Intended learning outcomes

After the course, the student should be able to:

  • Analyze data mining problems and reason about the most appropriate methods to apply to a given dataset and knowledge extraction need.
  • Implement basic pre-processing, association mining, classification and clustering algorithms.
  • Apply and reflect on advanced pre-processing, association mining, classification and clustering algorithms.
  • Work efficiently in groups and evaluate the algorithms on real-world problems.
Learning activities

The course consists of lectures ending with a project for the last part of the course. Most lectures are followed by a lab exercise, which involves independent programming. Students must be able to program. The default language is Python, and there is an introduction to this in week 1, as well as during the labs.

There is one mandatory assignment around the course midway point, where you will apply the techniques learned so far.

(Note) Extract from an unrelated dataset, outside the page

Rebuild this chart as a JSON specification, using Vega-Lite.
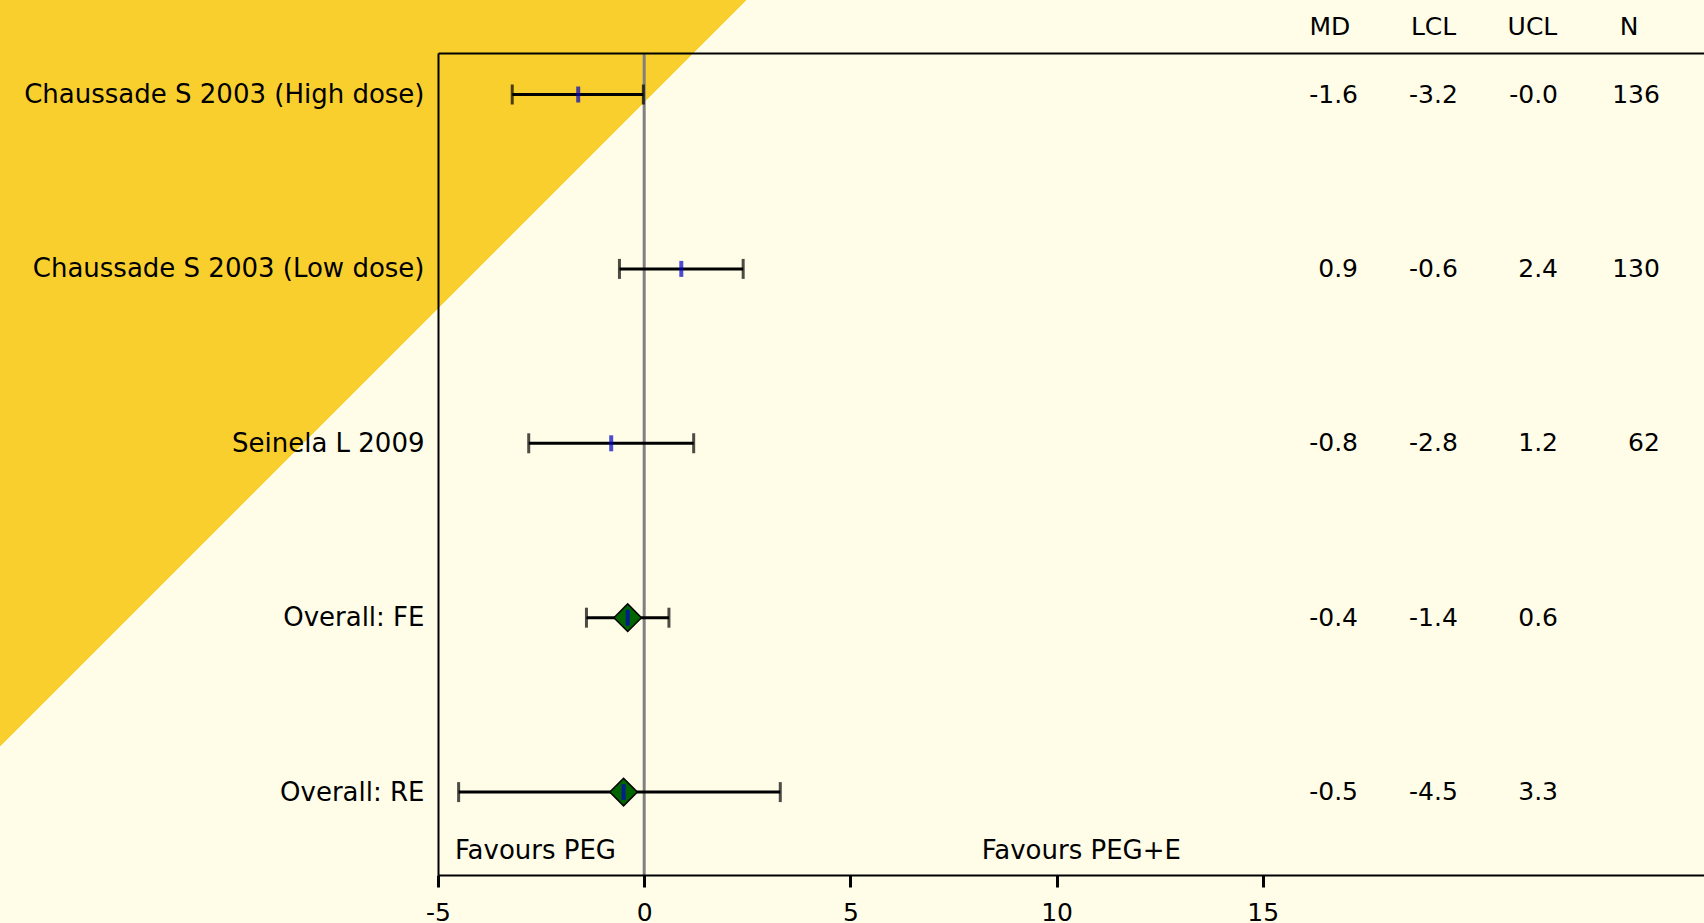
{
  "$schema": "https://vega.github.io/schema/vega-lite/v6.json",
  "autosize": {"type": "none"},
  "padding": {"left": 438, "top": 53, "right": 0, "bottom": 48},
  "width": 1266,
  "height": 822,
  "background": "#FFFDE8",
  "config": {
    "font": "DejaVu Sans",
    "view": {"stroke": null, "fill": null},
    "axis": {"zindex": 2, "grid": false, "labelColor": "#000000", "labelFont": "DejaVu Sans", "labelFontSize": 25, "domainColor": "#000000", "domainWidth": 2, "labelFlush": false, "labelOverlap": false},
    "locale": {"number": {"decimal": ".", "thousands": ",", "grouping": [3], "currency": ["", ""], "minus": "-"}}
  },
  "datasets": {
    "studies": [
      {"study": "Chaussade S 2003 (High dose)", "md": -1.6, "lcl": -3.2, "ucl": -0.02, "n": 136, "kind": "study"},
      {"study": "Chaussade S 2003 (Low dose)", "md": 0.9, "lcl": -0.6, "ucl": 2.4, "n": 130, "kind": "study"},
      {"study": "Seinela L 2009", "md": -0.8, "lcl": -2.8, "ucl": 1.2, "n": 62, "kind": "study"},
      {"study": "Overall: FE", "md": -0.4, "lcl": -1.4, "ucl": 0.6, "n": null, "kind": "overall"},
      {"study": "Overall: RE", "md": -0.5, "lcl": -4.5, "ucl": 3.3, "n": null, "kind": "overall"}
    ]
  },
  "resolve": {"scale": {"y": "independent"}, "axis": {"x": "independent", "y": "independent"}},
  "layer": [
    {
      "data": {"values": [{}]},
      "mark": {
        "type": "rect", "clip": false, "zindex": 0,
        "fill": {"gradient": "linear", "x1": 0, "y1": 0, "x2": 1, "y2": 0.54167,
          "stops": [
            {"offset": 0, "color": "#F9CF2E"},
            {"offset": 0.3389, "color": "#F9CF2E"},
            {"offset": 0.3389, "color": "#FFFDE8"},
            {"offset": 1, "color": "#FFFDE8"}
          ]}
      },
      "encoding": {
        "x": {"datum": -15.621, "type": "quantitative", "axis": null},
        "x2": {"datum": 25.7},
        "y": {"datum": 1.0645, "type": "quantitative", "scale": {"domain": [0, 1], "nice": false, "zero": false}, "axis": null},
        "y2": {"datum": -0.0584}
      }
    },
    {
      "data": {"name": "studies"},
      "resolve": {"axis": {"x": "independent"}},
      "layer": [
        {
          "data": {"values": [{}]},
          "mark": {"type": "rule", "color": "#808080", "strokeWidth": 3, "zindex": 1},
          "encoding": {
            "x": {"datum": 0, "type": "quantitative", "scale": {"domain": [-5, 25.7], "nice": false, "zero": false},
              "axis": {"orient": "top", "title": null, "zindex": 2, "values": [17.11, 19.68, 22.13, 24.1], "ticks": false, "tickSize": 0,
                "labelExpr": "datum.value < 18 ? 'MD' : datum.value < 21 ? 'LCL' : datum.value < 23 ? 'UCL' : 'N'",
                "labelAlign": "right", "labelBaseline": "alphabetic", "labelPadding": 19}}
          }
        },
        {
          "mark": {"type": "rule", "color": "#000000", "strokeWidth": 3, "zindex": 1},
          "encoding": {
            "x": {"field": "lcl", "type": "quantitative", "scale": {"domain": [-5, 25.7], "nice": false, "zero": false},
              "axis": {"orient": "bottom", "title": null, "zindex": 2, "values": [-5, 0, 5, 10, 15], "format": "d", "tickSize": 12, "tickWidth": 3, "tickColor": "#000000", "labelPadding": 13}},
            "x2": {"field": "ucl"},
            "y": {"field": "study", "type": "nominal", "sort": null, "title": null,
              "scale": {"type": "point", "padding": 0.3567, "align": 0.3336},
              "axis": {"title": null, "zindex": 2, "ticks": false, "labelFontSize": 26, "labelPadding": 14, "labelLimit": 1000}}
          }
        },
        {
          "mark": {"type": "tick", "color": "#000000", "size": 20, "thickness": 3, "zindex": 1},
          "encoding": {
            "x": {"field": "lcl", "type": "quantitative", "axis": null},
            "y": {"field": "study", "type": "nominal", "sort": null, "title": null}
          }
        },
        {
          "mark": {"type": "tick", "color": "#000000", "size": 20, "thickness": 3, "zindex": 1},
          "encoding": {
            "x": {"field": "ucl", "type": "quantitative", "axis": null},
            "y": {"field": "study", "type": "nominal", "sort": null, "title": null}
          }
        },
        {
          "transform": [{"filter": "datum.kind == 'overall'"}],
          "mark": {"type": "point", "shape": "diamond", "filled": true, "fill": "#006400", "stroke": "#000000", "strokeWidth": 1.5, "size": 760, "opacity": 1, "zindex": 1},
          "encoding": {
            "x": {"field": "md", "type": "quantitative", "axis": null},
            "y": {"field": "study", "type": "nominal", "sort": null, "title": null}
          }
        },
        {
          "mark": {"type": "tick", "color": "#0000C8", "size": 16, "thickness": 4, "zindex": 1},
          "encoding": {
            "x": {"field": "md", "type": "quantitative", "axis": null},
            "y": {"field": "study", "type": "nominal", "sort": null, "title": null}
          }
        },
        {
          "mark": {"type": "text", "align": "right", "baseline": "middle", "fontSize": 25, "color": "#000000", "zindex": 1,
            "text": {"expr": "(datum.md < 0 ? '-' : '') + format(abs(datum.md), '.1f')"}},
          "encoding": {
            "x": {"datum": 17.31, "type": "quantitative", "axis": null},
            "y": {"field": "study", "type": "nominal", "sort": null, "title": null}
          }
        },
        {
          "mark": {"type": "text", "align": "right", "baseline": "middle", "fontSize": 25, "color": "#000000", "zindex": 1,
            "text": {"expr": "(datum.lcl < 0 ? '-' : '') + format(abs(datum.lcl), '.1f')"}},
          "encoding": {
            "x": {"datum": 19.73, "type": "quantitative", "axis": null},
            "y": {"field": "study", "type": "nominal", "sort": null, "title": null}
          }
        },
        {
          "mark": {"type": "text", "align": "right", "baseline": "middle", "fontSize": 25, "color": "#000000", "zindex": 1,
            "text": {"expr": "(datum.ucl < 0 ? '-' : '') + format(abs(datum.ucl), '.1f')"}},
          "encoding": {
            "x": {"datum": 22.16, "type": "quantitative", "axis": null},
            "y": {"field": "study", "type": "nominal", "sort": null, "title": null}
          }
        },
        {
          "transform": [{"filter": "datum.n != null"}],
          "mark": {"type": "text", "align": "right", "baseline": "middle", "fontSize": 25, "color": "#000000", "zindex": 1},
          "encoding": {
            "x": {"datum": 24.63, "type": "quantitative", "axis": null},
            "y": {"field": "study", "type": "nominal", "sort": null, "title": null},
            "text": {"field": "n", "type": "quantitative", "format": "d"}
          }
        },
        {
          "data": {"values": [{"label": "Favours PEG"}]},
          "mark": {"type": "text", "align": "left", "baseline": "middle", "fontSize": 26, "color": "#000000", "dy": 59, "zindex": 1},
          "encoding": {
            "x": {"datum": -4.588, "type": "quantitative", "axis": null},
            "y": {"datum": "Overall: RE", "type": "nominal", "title": null},
            "text": {"field": "label", "type": "nominal"}
          }
        },
        {
          "data": {"values": [{"label": "Favours PEG+E"}]},
          "mark": {"type": "text", "align": "center", "baseline": "middle", "fontSize": 26, "color": "#000000", "dy": 59, "zindex": 1},
          "encoding": {
            "x": {"datum": 10.6, "type": "quantitative", "axis": null},
            "y": {"datum": "Overall: RE", "type": "nominal", "title": null},
            "text": {"field": "label", "type": "nominal"}
          }
        }
      ]
    }
  ]
}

For the final project you will specify and work on a relevant Data Mining project of your choice. In this project you will apply the techniques and algorithms studied during the course on relevant real world problems. This will be done in groups of 2-4 persons. 

Besides the hours planned for lectures, tutorial, and exercise, supervision sessions for the group projects are planned which complement the theory covered during the lectures and are necessary for meeting the learning objectives of the course. Lectures provide theoretical foundations and walk-through examples of relevant data mining algorithms while exercises focus on students discussing and implementing the algorithms themselves.

Mandatory activities

There will be one mandatory assignment, consisting of using self-implemented data mining techniques on a simple data set and writing a report about it. 

The students will receive a pass/fail grade on the assignment, with follow-up formative feedback.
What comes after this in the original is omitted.